» **Figure scripts**

-- -- --

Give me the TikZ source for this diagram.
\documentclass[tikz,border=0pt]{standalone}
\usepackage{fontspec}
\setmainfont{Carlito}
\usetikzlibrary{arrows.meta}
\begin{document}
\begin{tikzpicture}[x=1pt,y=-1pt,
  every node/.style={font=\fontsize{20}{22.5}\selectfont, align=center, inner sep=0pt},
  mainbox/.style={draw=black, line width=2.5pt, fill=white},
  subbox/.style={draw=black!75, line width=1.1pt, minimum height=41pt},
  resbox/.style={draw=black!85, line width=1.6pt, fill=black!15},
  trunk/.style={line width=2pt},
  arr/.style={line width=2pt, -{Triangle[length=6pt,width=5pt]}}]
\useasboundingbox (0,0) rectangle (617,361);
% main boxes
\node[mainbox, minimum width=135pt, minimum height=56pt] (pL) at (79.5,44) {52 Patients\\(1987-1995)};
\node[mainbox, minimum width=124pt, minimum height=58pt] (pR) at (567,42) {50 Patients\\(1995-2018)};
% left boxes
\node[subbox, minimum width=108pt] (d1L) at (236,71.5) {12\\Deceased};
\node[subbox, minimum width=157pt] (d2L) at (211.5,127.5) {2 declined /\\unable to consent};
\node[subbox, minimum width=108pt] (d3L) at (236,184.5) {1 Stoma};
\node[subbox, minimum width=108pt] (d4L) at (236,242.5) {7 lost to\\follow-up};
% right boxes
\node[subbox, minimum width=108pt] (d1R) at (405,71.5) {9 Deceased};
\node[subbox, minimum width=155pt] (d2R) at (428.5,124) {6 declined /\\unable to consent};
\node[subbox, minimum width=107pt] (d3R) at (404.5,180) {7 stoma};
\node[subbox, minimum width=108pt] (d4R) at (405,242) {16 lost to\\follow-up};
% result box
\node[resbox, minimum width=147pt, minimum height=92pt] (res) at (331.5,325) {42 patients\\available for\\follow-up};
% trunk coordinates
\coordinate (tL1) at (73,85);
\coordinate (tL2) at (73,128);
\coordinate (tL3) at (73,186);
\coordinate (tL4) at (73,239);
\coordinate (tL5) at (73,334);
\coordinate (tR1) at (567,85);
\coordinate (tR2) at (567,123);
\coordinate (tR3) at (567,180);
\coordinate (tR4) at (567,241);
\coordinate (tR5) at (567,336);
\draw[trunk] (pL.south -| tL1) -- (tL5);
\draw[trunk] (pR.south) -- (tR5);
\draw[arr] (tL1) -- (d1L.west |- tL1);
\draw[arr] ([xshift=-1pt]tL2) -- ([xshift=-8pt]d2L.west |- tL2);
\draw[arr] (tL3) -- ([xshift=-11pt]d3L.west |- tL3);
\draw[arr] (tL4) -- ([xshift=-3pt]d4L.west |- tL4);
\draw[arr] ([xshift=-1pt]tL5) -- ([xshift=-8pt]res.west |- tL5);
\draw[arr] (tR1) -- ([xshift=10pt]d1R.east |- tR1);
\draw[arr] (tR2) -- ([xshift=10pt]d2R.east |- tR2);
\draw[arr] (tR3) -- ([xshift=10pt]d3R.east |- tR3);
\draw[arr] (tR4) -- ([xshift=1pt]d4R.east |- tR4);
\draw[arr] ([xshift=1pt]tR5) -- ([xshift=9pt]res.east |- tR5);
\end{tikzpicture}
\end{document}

-- -- --

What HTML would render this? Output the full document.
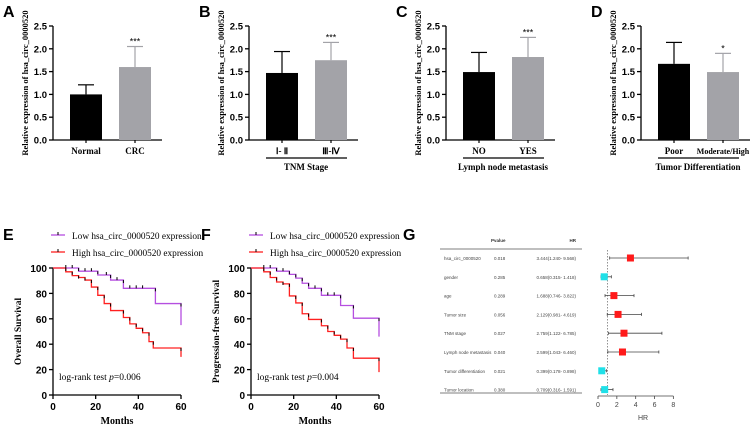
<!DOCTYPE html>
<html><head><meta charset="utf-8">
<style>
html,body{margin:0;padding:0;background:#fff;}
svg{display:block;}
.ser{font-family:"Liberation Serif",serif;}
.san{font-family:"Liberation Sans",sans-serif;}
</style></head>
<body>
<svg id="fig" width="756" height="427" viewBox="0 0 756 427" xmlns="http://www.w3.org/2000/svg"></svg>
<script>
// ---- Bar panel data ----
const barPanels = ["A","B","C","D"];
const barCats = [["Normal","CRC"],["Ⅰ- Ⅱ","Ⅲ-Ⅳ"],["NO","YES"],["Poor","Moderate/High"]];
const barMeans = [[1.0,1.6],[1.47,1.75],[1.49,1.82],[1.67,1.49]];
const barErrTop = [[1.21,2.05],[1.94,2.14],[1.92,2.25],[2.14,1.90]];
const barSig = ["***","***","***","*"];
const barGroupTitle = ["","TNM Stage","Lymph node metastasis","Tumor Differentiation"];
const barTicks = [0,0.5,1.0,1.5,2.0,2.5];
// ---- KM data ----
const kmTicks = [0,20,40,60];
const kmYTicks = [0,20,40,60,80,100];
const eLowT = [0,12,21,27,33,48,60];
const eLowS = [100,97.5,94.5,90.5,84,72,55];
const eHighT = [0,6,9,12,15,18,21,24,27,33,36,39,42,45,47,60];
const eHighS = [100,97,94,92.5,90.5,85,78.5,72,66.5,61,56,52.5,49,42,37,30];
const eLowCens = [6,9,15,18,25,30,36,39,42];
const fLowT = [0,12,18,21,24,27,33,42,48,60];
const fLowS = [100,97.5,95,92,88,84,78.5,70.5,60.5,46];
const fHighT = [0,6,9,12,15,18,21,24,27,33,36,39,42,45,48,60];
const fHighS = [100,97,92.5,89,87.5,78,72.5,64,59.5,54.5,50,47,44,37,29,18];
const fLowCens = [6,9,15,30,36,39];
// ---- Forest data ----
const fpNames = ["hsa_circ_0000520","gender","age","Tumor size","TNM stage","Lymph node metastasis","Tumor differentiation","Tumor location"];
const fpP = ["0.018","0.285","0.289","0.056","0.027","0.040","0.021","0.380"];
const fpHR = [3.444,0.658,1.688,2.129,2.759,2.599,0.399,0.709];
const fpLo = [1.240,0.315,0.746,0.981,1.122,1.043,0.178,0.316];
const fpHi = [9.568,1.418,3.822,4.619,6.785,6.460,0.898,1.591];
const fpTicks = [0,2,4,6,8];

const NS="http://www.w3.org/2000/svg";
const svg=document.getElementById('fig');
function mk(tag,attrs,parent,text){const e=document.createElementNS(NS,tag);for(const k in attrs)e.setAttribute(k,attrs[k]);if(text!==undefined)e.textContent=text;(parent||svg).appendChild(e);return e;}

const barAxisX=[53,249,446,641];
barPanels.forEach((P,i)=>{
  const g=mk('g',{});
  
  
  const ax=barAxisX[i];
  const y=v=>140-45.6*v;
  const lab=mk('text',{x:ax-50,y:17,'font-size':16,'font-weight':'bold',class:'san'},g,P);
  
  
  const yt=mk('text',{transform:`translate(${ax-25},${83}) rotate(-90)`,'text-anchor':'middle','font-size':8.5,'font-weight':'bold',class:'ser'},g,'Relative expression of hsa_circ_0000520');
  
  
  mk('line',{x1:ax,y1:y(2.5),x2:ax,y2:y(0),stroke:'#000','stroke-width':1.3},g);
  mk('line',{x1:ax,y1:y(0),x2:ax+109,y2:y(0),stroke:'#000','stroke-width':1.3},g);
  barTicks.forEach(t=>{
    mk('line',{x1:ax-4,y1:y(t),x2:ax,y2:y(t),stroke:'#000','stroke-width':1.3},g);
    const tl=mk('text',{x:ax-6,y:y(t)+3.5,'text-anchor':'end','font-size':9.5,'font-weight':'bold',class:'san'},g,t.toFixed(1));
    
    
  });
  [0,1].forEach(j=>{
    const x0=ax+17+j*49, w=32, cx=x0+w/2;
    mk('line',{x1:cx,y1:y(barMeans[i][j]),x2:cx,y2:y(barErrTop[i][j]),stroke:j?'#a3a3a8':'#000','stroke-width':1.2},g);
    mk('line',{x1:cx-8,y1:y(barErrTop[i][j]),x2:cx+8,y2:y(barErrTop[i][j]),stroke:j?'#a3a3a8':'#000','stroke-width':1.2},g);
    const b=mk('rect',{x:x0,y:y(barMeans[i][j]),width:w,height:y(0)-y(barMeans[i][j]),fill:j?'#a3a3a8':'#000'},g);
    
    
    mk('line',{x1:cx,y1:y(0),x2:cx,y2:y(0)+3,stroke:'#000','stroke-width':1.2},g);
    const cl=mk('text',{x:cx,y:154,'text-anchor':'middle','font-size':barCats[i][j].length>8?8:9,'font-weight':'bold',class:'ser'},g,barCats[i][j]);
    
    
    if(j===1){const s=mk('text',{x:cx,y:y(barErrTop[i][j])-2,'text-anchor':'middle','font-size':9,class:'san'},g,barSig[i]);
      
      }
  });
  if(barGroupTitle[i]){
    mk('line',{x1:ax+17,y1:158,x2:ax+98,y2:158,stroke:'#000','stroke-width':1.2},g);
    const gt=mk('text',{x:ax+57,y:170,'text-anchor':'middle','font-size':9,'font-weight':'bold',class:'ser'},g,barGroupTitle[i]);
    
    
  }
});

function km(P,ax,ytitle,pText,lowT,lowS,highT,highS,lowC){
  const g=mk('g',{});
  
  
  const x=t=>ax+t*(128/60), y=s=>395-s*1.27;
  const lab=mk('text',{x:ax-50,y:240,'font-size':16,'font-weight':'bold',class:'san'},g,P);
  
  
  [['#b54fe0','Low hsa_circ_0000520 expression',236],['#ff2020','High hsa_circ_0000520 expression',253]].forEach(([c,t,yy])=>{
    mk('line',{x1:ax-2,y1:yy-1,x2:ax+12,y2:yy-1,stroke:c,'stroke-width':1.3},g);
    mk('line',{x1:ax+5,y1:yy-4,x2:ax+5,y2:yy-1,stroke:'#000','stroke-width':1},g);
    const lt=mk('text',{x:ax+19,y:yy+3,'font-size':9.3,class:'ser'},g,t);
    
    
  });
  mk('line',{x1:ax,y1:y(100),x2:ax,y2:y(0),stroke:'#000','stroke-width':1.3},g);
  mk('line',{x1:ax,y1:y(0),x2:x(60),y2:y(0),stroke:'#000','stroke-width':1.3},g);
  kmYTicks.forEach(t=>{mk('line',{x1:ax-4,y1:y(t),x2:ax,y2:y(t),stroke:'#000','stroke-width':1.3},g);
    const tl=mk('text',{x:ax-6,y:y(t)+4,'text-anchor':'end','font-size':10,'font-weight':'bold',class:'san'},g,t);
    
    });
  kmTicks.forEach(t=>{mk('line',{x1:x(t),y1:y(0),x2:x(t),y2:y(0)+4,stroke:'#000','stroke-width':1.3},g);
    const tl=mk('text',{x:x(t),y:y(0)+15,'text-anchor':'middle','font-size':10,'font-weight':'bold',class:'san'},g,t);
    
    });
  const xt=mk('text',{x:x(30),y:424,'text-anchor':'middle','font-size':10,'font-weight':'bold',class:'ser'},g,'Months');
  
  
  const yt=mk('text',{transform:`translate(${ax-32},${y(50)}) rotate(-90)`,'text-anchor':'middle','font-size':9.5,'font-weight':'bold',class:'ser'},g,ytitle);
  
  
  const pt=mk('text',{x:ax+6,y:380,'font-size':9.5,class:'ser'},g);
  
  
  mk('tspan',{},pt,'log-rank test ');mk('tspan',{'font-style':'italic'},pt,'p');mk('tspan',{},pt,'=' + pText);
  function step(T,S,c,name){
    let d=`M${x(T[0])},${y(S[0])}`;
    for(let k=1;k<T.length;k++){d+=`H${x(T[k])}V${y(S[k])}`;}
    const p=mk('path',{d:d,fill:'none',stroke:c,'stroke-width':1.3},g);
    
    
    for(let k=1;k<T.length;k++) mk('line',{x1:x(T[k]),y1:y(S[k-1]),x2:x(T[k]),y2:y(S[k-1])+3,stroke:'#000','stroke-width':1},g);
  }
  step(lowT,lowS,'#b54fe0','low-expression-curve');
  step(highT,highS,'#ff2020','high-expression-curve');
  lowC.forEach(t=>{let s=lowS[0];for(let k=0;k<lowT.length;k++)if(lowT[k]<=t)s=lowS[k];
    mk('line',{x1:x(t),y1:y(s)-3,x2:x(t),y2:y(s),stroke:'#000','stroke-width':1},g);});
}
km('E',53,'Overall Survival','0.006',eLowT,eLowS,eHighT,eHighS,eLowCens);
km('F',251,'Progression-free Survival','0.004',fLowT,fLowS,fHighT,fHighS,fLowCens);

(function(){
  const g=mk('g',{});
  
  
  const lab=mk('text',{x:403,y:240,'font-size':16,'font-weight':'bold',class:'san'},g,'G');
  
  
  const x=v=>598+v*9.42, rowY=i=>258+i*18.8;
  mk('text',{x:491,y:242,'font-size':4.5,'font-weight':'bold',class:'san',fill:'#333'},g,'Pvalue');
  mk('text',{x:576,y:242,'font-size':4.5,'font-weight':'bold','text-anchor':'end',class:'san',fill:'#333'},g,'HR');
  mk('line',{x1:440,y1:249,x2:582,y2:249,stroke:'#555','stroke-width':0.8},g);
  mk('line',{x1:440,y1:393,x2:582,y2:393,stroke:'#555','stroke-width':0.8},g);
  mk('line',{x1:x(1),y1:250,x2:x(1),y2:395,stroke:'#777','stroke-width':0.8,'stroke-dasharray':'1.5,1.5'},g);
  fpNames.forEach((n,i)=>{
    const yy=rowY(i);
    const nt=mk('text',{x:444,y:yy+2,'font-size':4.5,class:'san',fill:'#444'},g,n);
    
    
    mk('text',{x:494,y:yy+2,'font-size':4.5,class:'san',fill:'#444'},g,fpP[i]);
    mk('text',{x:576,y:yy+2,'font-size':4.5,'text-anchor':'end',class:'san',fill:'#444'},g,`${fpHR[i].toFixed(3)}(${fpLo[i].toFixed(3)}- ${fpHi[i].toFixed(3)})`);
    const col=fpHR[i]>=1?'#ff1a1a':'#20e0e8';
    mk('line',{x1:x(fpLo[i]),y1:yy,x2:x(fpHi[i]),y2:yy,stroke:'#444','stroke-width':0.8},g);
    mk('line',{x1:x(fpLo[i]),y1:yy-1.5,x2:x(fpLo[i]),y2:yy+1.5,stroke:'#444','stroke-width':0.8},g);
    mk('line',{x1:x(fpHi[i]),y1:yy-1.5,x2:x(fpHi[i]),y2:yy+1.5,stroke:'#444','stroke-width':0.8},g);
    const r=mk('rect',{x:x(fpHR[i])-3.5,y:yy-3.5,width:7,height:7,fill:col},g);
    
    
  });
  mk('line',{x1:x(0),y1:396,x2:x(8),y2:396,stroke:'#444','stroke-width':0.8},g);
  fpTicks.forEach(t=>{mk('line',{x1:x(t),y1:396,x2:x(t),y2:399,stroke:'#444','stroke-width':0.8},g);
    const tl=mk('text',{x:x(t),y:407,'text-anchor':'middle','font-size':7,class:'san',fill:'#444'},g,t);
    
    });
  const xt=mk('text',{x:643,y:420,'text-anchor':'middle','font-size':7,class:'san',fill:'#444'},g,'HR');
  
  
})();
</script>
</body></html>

-- -- --

Scan the material for lines with the word "this", and copy each line you find.

» **Full response**
Give me the TikZ source for this diagram.
What HTML would render this? Output the full document.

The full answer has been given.